There’s unfortunate news today for electric scooter fans who were excited about taking one of the internet’s most promising prospective models for a test drive one day. Today, Unagi revealed that it’s cancelling its Indiegogo-funded Model Eleven scooter, and will be offering backers full refunds or compensation with other models the company makes.
As electric scooters go, Unagi’s models have stood out against the competition with excellent performance and range, plus a polished design that hides wires and other unsightly technical bits. They were some of the first electric scooters to look like genuine commuting tools instead of toys (although they were still quite fun to ride), and the company’s commitment to elevating e-scooters was very much apparent in the Unagi Model Eleven announced a year ago. The Model Eleven was supposed to feature some truly innovative technology, including front and back shock absorbers, a design by Yves Behar, and even AI-powered ADAS (advanced driver-assistance system) sensors that would warn riders about potential collision hazards ahead.
Made available through an Indiegogo crowdfunding campaign that managed to raise over $700,000 from 345 backers, the last update from May, earlier this year, indicated there were pandemic-related challenges with parts production, resulting in a three-month delay for Model Eleven deliveries, pushing them to September.
But today, in an email to Gizmodo, and another update shared to Indiegogo, Unagi CEO David Hyman has announced that the Model Eleven has been cancelled, and that backers will be able to either request a full refund, a “3 year All-Access subscription to the Model One Voyager”, which is the company’s latest e-scooter model, or “2 Voyager scooters to own” outright.
The primary reason Unagi has cited for cancelling the Model Eleven is that it doesn’t fit its recent shift towards renting out its e-scooters through subscription models.
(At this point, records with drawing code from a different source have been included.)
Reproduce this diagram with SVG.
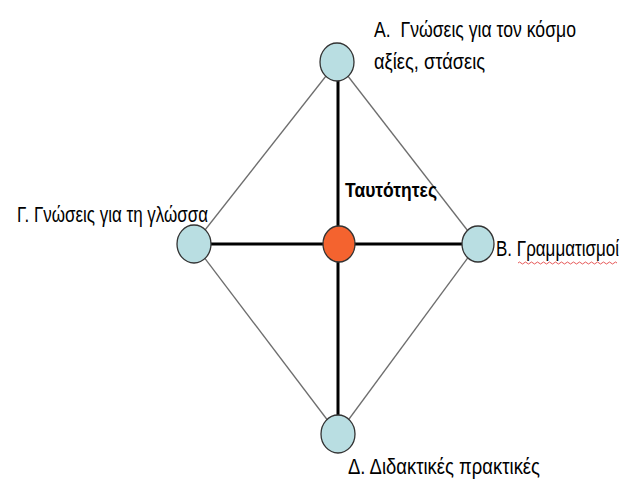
<svg xmlns="http://www.w3.org/2000/svg" width="624" height="480" viewBox="0 0 624 480">
<style>
.thin{stroke:#6e6e6e;stroke-width:1.3;fill:none}
.thick{stroke:#000;stroke-width:3;fill:none}
.n{fill:#b9dee2;stroke:#333;stroke-width:1.3}
.c{fill:#f4632f;stroke:#333;stroke-width:1.3}
text{font-family:"Liberation Sans",Arial,sans-serif;font-size:18px;fill:#000}
.b{font-weight:bold;font-size:17px}
.s{font-size:17px}
</style>
<rect width="624" height="480" fill="#fff"/>
<g id="connectors">
<line class="thin" x1="337" y1="62" x2="194" y2="244"/>
<line class="thin" x1="337" y1="62" x2="478" y2="244"/>
<line class="thin" x1="194" y1="244" x2="338" y2="434"/>
<line class="thin" x1="478" y1="244" x2="338" y2="434"/>
<line class="thick" x1="338" y1="62" x2="338" y2="434"/>
<line class="thick" x1="194" y1="244" x2="478" y2="244"/>
</g>
<g id="nodeA">
<ellipse class="n" cx="337" cy="62" rx="17" ry="19"/>
<text transform="translate(374,37) scale(1,1.22)" textLength="202" lengthAdjust="spacingAndGlyphs" xml:space="preserve">Α.  Γνώσεις για τον κόσμο</text>
<text transform="translate(374,69) scale(1,1.22)" textLength="111" lengthAdjust="spacingAndGlyphs">αξίες, στάσεις</text>
</g>
<g id="nodeG">
<ellipse class="n" cx="194" cy="244" rx="17" ry="19"/>
<text transform="translate(17,222) scale(1,1.22)" textLength="191" lengthAdjust="spacingAndGlyphs">Γ. Γνώσεις για τη γλώσσα</text>
</g>
<g id="nodeCenter">
<ellipse class="c" cx="339" cy="244" rx="16" ry="18"/>
<text class="b" transform="translate(345,197) scale(1,1.22)" textLength="92" lengthAdjust="spacingAndGlyphs">Ταυτότητες</text>
</g>
<g id="nodeB">
<ellipse class="n" cx="478" cy="244" rx="16" ry="18"/>
<text class="s" transform="translate(496,256) scale(1,1.29)" textLength="123" lengthAdjust="spacingAndGlyphs">Β. Γραμματισμοί</text>
<path d="M518 263 q1.5 -2 3 0 t3 0 t3 0 t3 0 t3 0 t3 0 t3 0 t3 0 t3 0 t3 0 t3 0 t3 0 t3 0 t3 0 t3 0 t3 0 t3 0 t3 0 t3 0 t3 0 t3 0 t3 0 t3 0 t3 0 t3 0 t3 0 t3 0 t3 0 t3 0 t3 0 t3 0 t3 0 t3 0" stroke="#e03030" stroke-width="0.8" fill="none"/>
</g>
<g id="nodeD">
<ellipse class="n" cx="338" cy="434" rx="17" ry="19"/>
<text transform="translate(348,474) scale(1,1.22)" textLength="192" lengthAdjust="spacingAndGlyphs">Δ. Διδακτικές πρακτικές</text>
</g>
</svg>
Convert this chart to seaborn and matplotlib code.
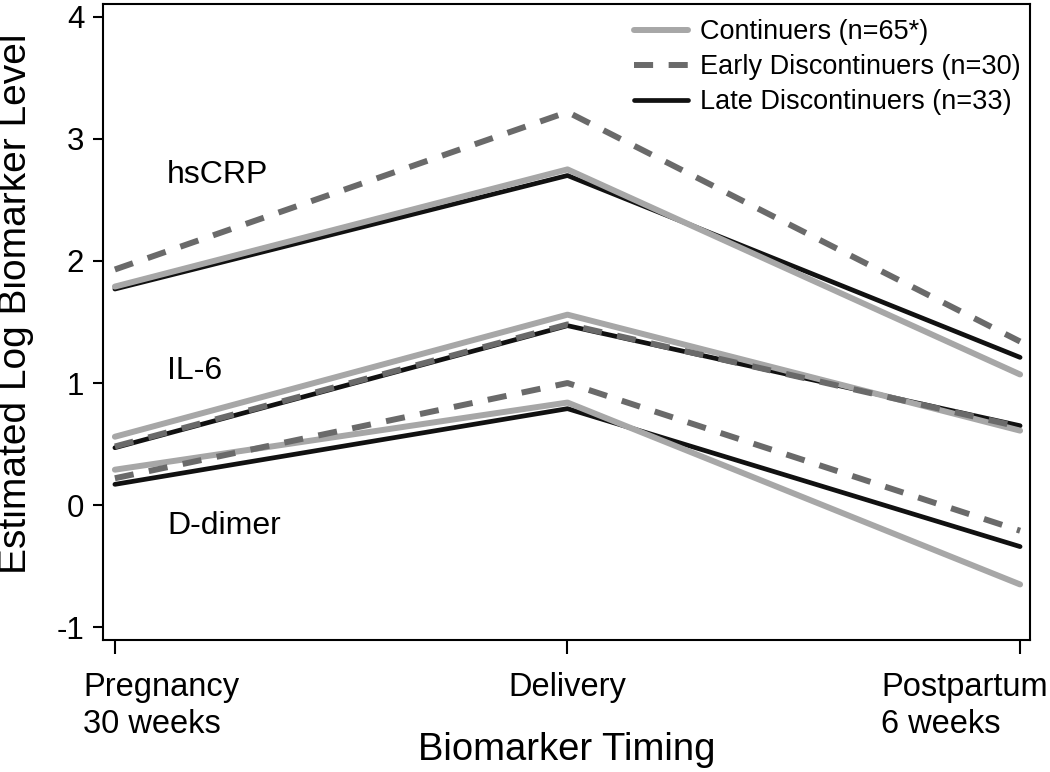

The company’s new Model One Voyager with a boosted range costs $67/month, but the Model Eleven would have cost much higher than that, almost three times as much, and didn’t make a lot of financial sense.
But while the Unagi Model Eleven may never see the light of day, Hyman has speculated that “some of the technology developed for the Eleven will trickle down into products that will become available in the future.” So the Model Eleven wasn’t an impossible dream, just one that ended up not being financially feasible in a time when companies are still struggling to get products out the door.